Name the need in community terms
Your statement of need documents the problem as it exists in your community, using data, expert opinion, and anecdote. Here is the trap to avoid: do not describe the need as "the absence of our project." The need is not that you lack funding. The need is that people are hungry, children cannot read, families lack care. Your project is the response.
A quick example of finding a real need: say you notice a high percentage of your homebound clients are suffering from nutritional deficiencies. You dig in and learn they are not receiving healthy meals. You look at your community and find a food bank that delivers, but not in the neighborhoods where most of your clients live. Now you have found a genuine unmet need, and a clear case for funding.
Get goals and objectives right
These two get confused constantly. A goal is broad and abstract, usually one per project. An objective is specific, measurable, and time-bound.
Compare these:
- Goal: "Our after-school program will help children read better."
- SMART objective: "Our after-school remedial reading program will assist 50 children in improving their reading scores by one grade level, as demonstrated by standardized reading tests administered after six months."

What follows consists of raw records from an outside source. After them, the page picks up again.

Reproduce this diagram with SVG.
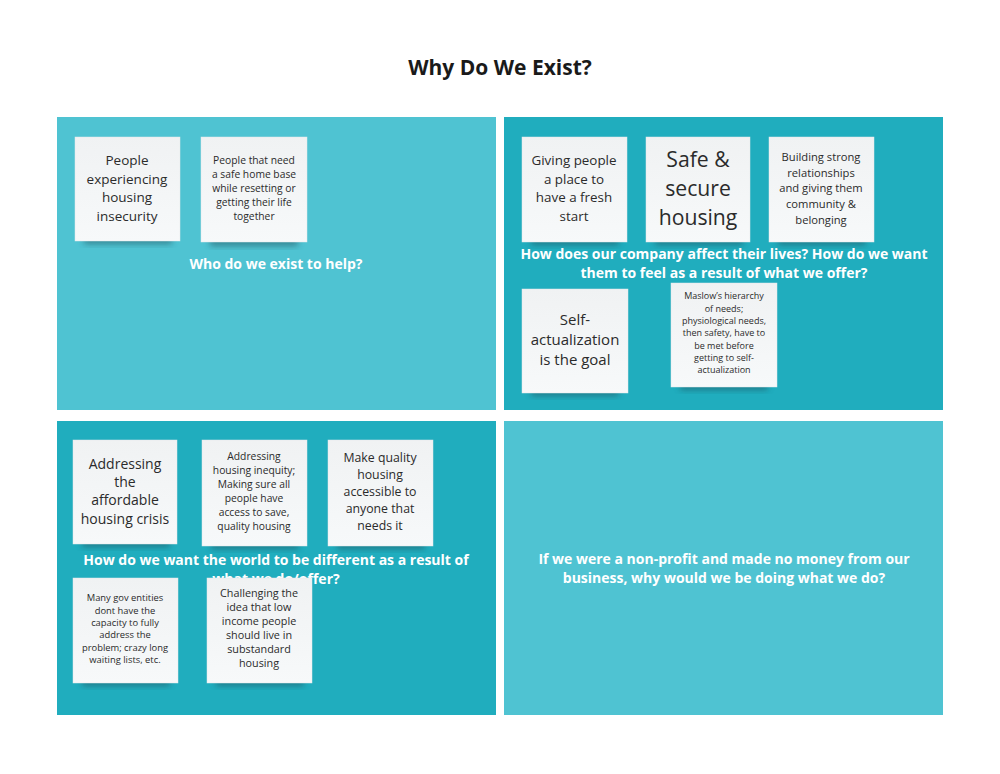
<svg xmlns="http://www.w3.org/2000/svg" width="1000" height="774" viewBox="0 0 1000 774">
<defs>
<filter id="sh" x="-20%" y="-50%" width="140%" height="200%"><feGaussianBlur stdDeviation="3"/></filter>
<linearGradient id="ng" x1="0" y1="0" x2="0" y2="1"><stop offset="0" stop-color="#f0f2f3"/><stop offset="1" stop-color="#f7f9fa"/></linearGradient>
</defs>
<style>
.lt{fill:#4fc3d2}
.dk{fill:#20adbe}
.note{fill:url(#ng);stroke:#e4e8ea;stroke-width:0.5}
.shd{fill:#1a4a55;opacity:0.5}
.nt{font-family:"Open Sans","Noto Sans",sans-serif;fill:#2b2b2b;text-anchor:middle}
.q{font-family:"Open Sans","Noto Sans",sans-serif;font-weight:bold;fill:#ffffff;text-anchor:middle;font-size:14px}
.title{font-family:"Open Sans","Noto Sans",sans-serif;font-weight:bold;fill:#1a1a1a;text-anchor:middle;font-size:21px}
</style>
<rect width="1000" height="774" fill="#ffffff"/>
<text class="title" x="500" y="75">Why Do We Exist?</text>

<g id="panel-tl">
<rect class="lt" x="57" y="117" width="439" height="293"/>
<g id="n1"><rect class="shd" x="84" y="236" width="88" height="8" filter="url(#sh)"/><rect class="note" x="75" y="137" width="105" height="104"/>
<text class="nt" font-size="13.5"><tspan x="127" y="165">People</tspan><tspan x="127" y="184">experiencing</tspan><tspan x="127" y="202">housing</tspan><tspan x="127" y="221">insecurity</tspan></text></g>
<g id="n2"><rect class="shd" x="210" y="238" width="88" height="8" filter="url(#sh)"/><rect class="note" x="201" y="137" width="106" height="105"/>
<text class="nt" font-size="10.3"><tspan x="254" y="164">People that need</tspan><tspan x="254" y="178">a safe home base</tspan><tspan x="254" y="192">while resetting or</tspan><tspan x="254" y="206">getting their life</tspan><tspan x="254" y="220">together</tspan></text></g>
<text class="q" x="276" y="269">Who do we exist to help?</text>
</g>

<g id="panel-tr">
<rect class="dk" x="504" y="117" width="439" height="293"/>
<g id="n3"><rect class="shd" x="531" y="237" width="88" height="8" filter="url(#sh)"/><rect class="note" x="522" y="137" width="105" height="105"/>
<text class="nt" font-size="13.4"><tspan x="574" y="165">Giving people</tspan><tspan x="574" y="184">a place to</tspan><tspan x="574" y="202">have a fresh</tspan><tspan x="574" y="221">start</tspan></text></g>
<g id="n4"><rect class="shd" x="655" y="237" width="88" height="8" filter="url(#sh)"/><rect class="note" x="646" y="137" width="104" height="105"/>
<text class="nt" font-size="21.2"><tspan x="698" y="167">Safe &amp;</tspan><tspan x="698" y="196">secure</tspan><tspan x="698" y="225">housing</tspan></text></g>
<g id="n5"><rect class="shd" x="778" y="237" width="88" height="8" filter="url(#sh)"/><rect class="note" x="769" y="137" width="105" height="105"/>
<text class="nt" font-size="11.2"><tspan x="821" y="161">Building strong</tspan><tspan x="821" y="177">relationships</tspan><tspan x="821" y="192">and giving them</tspan><tspan x="821" y="208">community &amp;</tspan><tspan x="821" y="224">belonging</tspan></text></g>
<text class="q"><tspan x="724" y="259">How does our company affect their lives? How do we want</tspan><tspan x="724" y="278">them to feel as a result of what we offer?</tspan></text>
<g id="n6"><rect class="shd" x="531" y="388" width="88" height="8" filter="url(#sh)"/><rect class="note" x="522" y="289" width="106" height="104"/>
<text class="nt" font-size="15"><tspan x="575" y="325">Self-</tspan><tspan x="575" y="345">actualization</tspan><tspan x="575" y="365">is the goal</tspan></text></g>
<g id="n7"><rect class="shd" x="680" y="382" width="88" height="8" filter="url(#sh)"/><rect class="note" x="671" y="283" width="106" height="104"/>
<text class="nt" font-size="9"><tspan x="724" y="299">Maslow’s hierarchy</tspan><tspan x="724" y="312">of needs;</tspan><tspan x="724" y="324">physiological needs,</tspan><tspan x="724" y="336">then safety, have to</tspan><tspan x="724" y="349">be met before</tspan><tspan x="724" y="361">getting to self-</tspan><tspan x="724" y="373">actualization</tspan></text></g>
</g>

<g id="panel-bl">
<rect class="dk" x="57" y="421" width="439" height="294"/>
<g id="n8"><rect class="shd" x="82" y="539" width="88" height="8" filter="url(#sh)"/><rect class="note" x="73" y="440" width="104" height="104"/>
<text class="nt" font-size="14"><tspan x="125" y="469">Addressing</tspan><tspan x="125" y="487">the</tspan><tspan x="125" y="505">affordable</tspan><tspan x="125" y="524">housing crisis</tspan></text></g>
<g id="n9"><rect class="shd" x="211" y="541" width="88" height="8" filter="url(#sh)"/><rect class="note" x="202" y="440" width="105" height="106"/>
<text class="nt" font-size="10.3"><tspan x="254" y="460">Addressing</tspan><tspan x="254" y="474">housing inequity;</tspan><tspan x="254" y="488">Making sure all</tspan><tspan x="254" y="502">people have</tspan><tspan x="254" y="516">access to save,</tspan><tspan x="254" y="530">quality housing</tspan></text></g>
<g id="n10"><rect class="shd" x="337" y="541" width="88" height="8" filter="url(#sh)"/><rect class="note" x="328" y="440" width="105" height="106"/>
<text class="nt" font-size="12.3"><tspan x="380" y="462">Make quality</tspan><tspan x="380" y="479">housing</tspan><tspan x="380" y="496">accessible to</tspan><tspan x="380" y="513">anyone that</tspan><tspan x="380" y="530">needs it</tspan></text></g>
<text class="q"><tspan x="276" y="565">How do we want the world to be different as a result of</tspan><tspan x="276" y="584">what we do/offer?</tspan></text>
<g id="n11"><rect class="shd" x="82" y="678" width="88" height="8" filter="url(#sh)"/><rect class="note" x="73" y="578" width="105" height="105"/>
<text class="nt" font-size="9.4"><tspan x="125" y="601">Many gov entities</tspan><tspan x="125" y="614">dont have the</tspan><tspan x="125" y="626">capacity to fully</tspan><tspan x="125" y="638">address the</tspan><tspan x="125" y="651">problem; crazy long</tspan><tspan x="125" y="663">waiting lists, etc.</tspan></text></g>
<g id="n12"><rect class="shd" x="216" y="678" width="88" height="8" filter="url(#sh)"/><rect class="note" x="207" y="578" width="105" height="105"/>
<text class="nt" font-size="10.8"><tspan x="259" y="597">Challenging the</tspan><tspan x="259" y="611">idea that low</tspan><tspan x="259" y="625">income people</tspan><tspan x="259" y="639">should live in</tspan><tspan x="259" y="653">substandard</tspan><tspan x="259" y="667">housing</tspan></text></g>
</g>

<g id="panel-br">
<rect class="lt" x="504" y="421" width="439" height="294"/>
<text class="q"><tspan x="724" y="564">If we were a non-profit and made no money from our</tspan><tspan x="724" y="583">business, why would we be doing what we do?</tspan></text>
</g>
<g id="connectors"/>
</svg>
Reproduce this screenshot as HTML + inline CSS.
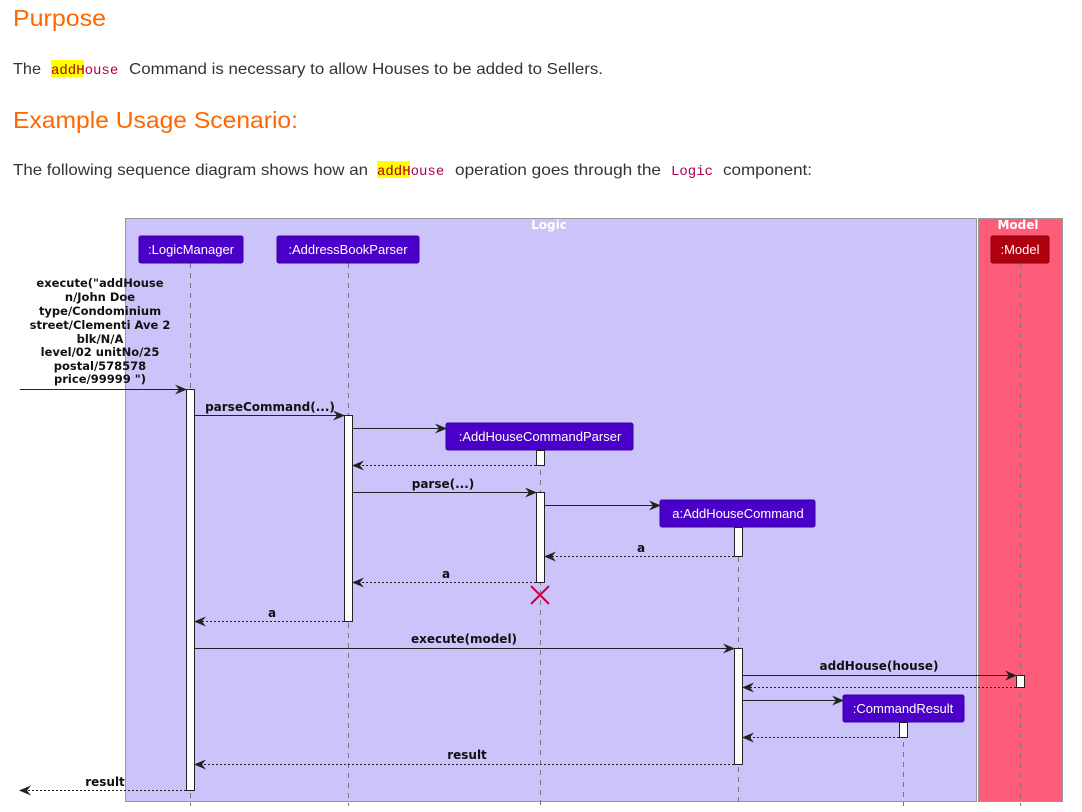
<!DOCTYPE html>
<html><head><meta charset="utf-8"><style>
html,body{margin:0;padding:0;background:#fff;width:1082px;height:812px;overflow:hidden}
svg{display:block}
</style></head><body>
<svg width="1082" height="812" xmlns="http://www.w3.org/2000/svg" font-family="Liberation Sans, DejaVu Sans, sans-serif">
<defs>
<marker id="ah" viewBox="0 0 12 10" refX="11" refY="5" markerWidth="12" markerHeight="10" markerUnits="userSpaceOnUse" orient="auto">
<path d="M0,0 L12,5 L0,10 L4,5 z" fill="#222"/>
</marker>
</defs>
<!-- text header -->
<text x="13" y="26" font-size="23" fill="#ff6600" textLength="93" lengthAdjust="spacingAndGlyphs">Purpose</text>
<rect x="51" y="60" width="33" height="17" fill="#ffff00"/>
<text x="13" y="74" font-size="16" fill="#333" textLength="28" lengthAdjust="spacingAndGlyphs">The</text>
<text x="51" y="74" font-size="14" font-family="Liberation Mono, DejaVu Sans Mono, monospace" fill="#b00050"><tspan fill="#b00000">addH</tspan>ouse</text>
<text x="129" y="74" font-size="16" fill="#333" textLength="474" lengthAdjust="spacingAndGlyphs">Command is necessary to allow Houses to be added to Sellers.</text>
<text x="13" y="128" font-size="23" fill="#ff6600" textLength="285" lengthAdjust="spacingAndGlyphs">Example Usage Scenario:</text>
<rect x="377" y="161" width="33" height="17" fill="#ffff00"/>
<text x="13" y="175" font-size="16" fill="#333" textLength="355" lengthAdjust="spacingAndGlyphs">The following sequence diagram shows how an</text>
<text x="377" y="175" font-size="14" font-family="Liberation Mono, DejaVu Sans Mono, monospace" fill="#b00050"><tspan fill="#b00000">addH</tspan>ouse</text>
<text x="455" y="175" font-size="16" fill="#333" textLength="206" lengthAdjust="spacingAndGlyphs">operation goes through the</text>
<text x="671" y="175" font-size="14" font-family="Liberation Mono, DejaVu Sans Mono, monospace" fill="#b00050">Logic</text>
<text x="723" y="175" font-size="16" fill="#333" textLength="89" lengthAdjust="spacingAndGlyphs">component:</text>

<!-- boxes -->
<rect x="125.5" y="218.5" width="851" height="583" fill="#cbc3f9" stroke="#999"/>
<rect x="978.5" y="218.5" width="84" height="583" fill="#ff5c79" stroke="#999"/>
<text x="549" y="229" font-size="12" font-weight="bold" fill="#fff" text-anchor="middle" font-family="DejaVu Sans, sans-serif">Logic</text>
<text x="1018" y="229" font-size="12" font-weight="bold" fill="#fff" text-anchor="middle" font-family="DejaVu Sans, sans-serif">Model</text>

<!-- lifelines -->
<g stroke="#777" stroke-dasharray="5,5" stroke-width="1">
<line x1="190.5" y1="263" x2="190.5" y2="806"/>
<line x1="348.5" y1="263" x2="348.5" y2="806"/>
<line x1="540.5" y1="450" x2="540.5" y2="806"/>
<line x1="738.5" y1="527" x2="738.5" y2="806"/>
<line x1="903.5" y1="722" x2="903.5" y2="806"/>
<line x1="1020.5" y1="263" x2="1020.5" y2="806"/>
</g>

<!-- participants -->
<g font-size="13" fill="#fff" text-anchor="middle">
<rect x="139" y="236" width="104" height="27" rx="2" fill="#4a00c9" stroke="#3a00a0"/>
<text x="191" y="254">:LogicManager</text>
<rect x="277" y="236" width="142" height="27" rx="2" fill="#4a00c9" stroke="#3a00a0"/>
<text x="348" y="254">:AddressBookParser</text>
<rect x="991" y="236" width="58" height="27" rx="2" fill="#b00010" stroke="#800"/>
<text x="1020" y="254">:Model</text>
<rect x="446" y="423" width="187" height="27" rx="2" fill="#4a00c9" stroke="#3a00a0"/>
<text x="540" y="441">:AddHouseCommandParser</text>
<rect x="660" y="500" width="155" height="27" rx="2" fill="#4a00c9" stroke="#3a00a0"/>
<text x="738" y="518">a:AddHouseCommand</text>
<rect x="843" y="695" width="121" height="27" rx="2" fill="#4a00c9" stroke="#3a00a0"/>
<text x="903" y="713">:CommandResult</text>
</g>

<!-- activations -->
<g fill="#fff" stroke="#222" stroke-width="1">
<rect x="186.5" y="389.5" width="8" height="401"/>
<rect x="344.5" y="415.5" width="8" height="206"/>
<rect x="536.5" y="450.5" width="8" height="15"/>
<rect x="536.5" y="492.5" width="8" height="90"/>
<rect x="734.5" y="527.5" width="8" height="29"/>
<rect x="734.5" y="648.5" width="8" height="116"/>
<rect x="1016.5" y="675.5" width="8" height="12"/>
<rect x="899.5" y="722.5" width="8" height="15"/>
</g>

<!-- messages -->
<g stroke="#222" stroke-width="1" fill="none" marker-end="url(#ah)">
<line x1="20" y1="389.5" x2="186" y2="389.5"/>
<line x1="195" y1="415.5" x2="344" y2="415.5"/>
<line x1="353" y1="428.5" x2="446" y2="428.5"/>
<line x1="536" y1="465.5" x2="353" y2="465.5" stroke-dasharray="2,2"/>
<line x1="353" y1="492.5" x2="536" y2="492.5"/>
<line x1="545" y1="505.5" x2="660" y2="505.5"/>
<line x1="734" y1="556.5" x2="545" y2="556.5" stroke-dasharray="2,2"/>
<line x1="536" y1="582.5" x2="353" y2="582.5" stroke-dasharray="2,2"/>
<line x1="344" y1="621.5" x2="195" y2="621.5" stroke-dasharray="2,2"/>
<line x1="195" y1="648.5" x2="734" y2="648.5"/>
<line x1="743" y1="675.5" x2="1016" y2="675.5"/>
<line x1="1016" y1="687.5" x2="743" y2="687.5" stroke-dasharray="2,2"/>
<line x1="743" y1="700.5" x2="843" y2="700.5"/>
<line x1="899" y1="737.5" x2="743" y2="737.5" stroke-dasharray="2,2"/>
<line x1="734" y1="764.5" x2="195" y2="764.5" stroke-dasharray="2,2"/>
<line x1="186" y1="790.5" x2="20" y2="790.5" stroke-dasharray="2,2"/>
</g>

<!-- destroy X -->
<g stroke="#d0004a" stroke-width="2">
<line x1="531" y1="586" x2="549" y2="604"/>
<line x1="549" y1="586" x2="531" y2="604"/>
</g>

<!-- labels -->
<g font-size="11.5" font-weight="bold" fill="#111" font-family="DejaVu Sans, Liberation Sans, sans-serif" text-anchor="middle">
<text x="100" y="287">execute("addHouse</text>
<text x="100" y="301">n/John Doe</text>
<text x="100" y="315">type/Condominium</text>
<text x="100" y="329">street/Clementi Ave 2</text>
<text x="100" y="343">blk/N/A</text>
<text x="100" y="356">level/02 unitNo/25</text>
<text x="100" y="370">postal/578578</text>
<text x="100" y="383">price/99999 ")</text>
</g>
<g font-size="12" font-weight="bold" fill="#111" font-family="DejaVu Sans, Liberation Sans, sans-serif" text-anchor="middle">
<text x="270" y="411">parseCommand(...)</text>
<text x="443" y="488">parse(...)</text>
<text x="641" y="552">a</text>
<text x="446" y="578">a</text>
<text x="272" y="617">a</text>
<text x="464" y="643">execute(model)</text>
<text x="879" y="670">addHouse(house)</text>
<text x="467" y="759">result</text>
<text x="105" y="786">result</text>
</g>
</svg>
</body></html>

Keep objectives SMART: Specific, Measurable, Achievable, Relevant, and Time-bound. And remember that funders increasingly fund outcomes (the changes in knowledge, behavior, or condition) rather than outputs (the units of service you deliver, like "8 sessions for 20 people").
Respect the money details
Direct costs are attributed straight to the project, like project staff salaries or clinic medication. Indirect or administrative costs run the organization and only indirectly support the project, like a share of electricity or the audit. Government funders often cap admin at 10 to 20% of the budget, so know that number before you build your budget. In-kind contributions (donated goods, services, space, or volunteer time) can count toward a required match.
What to do next
Stop chasing every grant that appears. Instead, get ready, research fit, build your small team, and write to the funder as the partner they are. Not sure where your organization stands on grant-readiness? Take our quick assessment to see which gaps to close first.
Your challenge this week
Pick one funder you are considering and write a single paragraph statement of need in community terms, using at least one real data point and one client story. Do not mention your organization's funding gap once.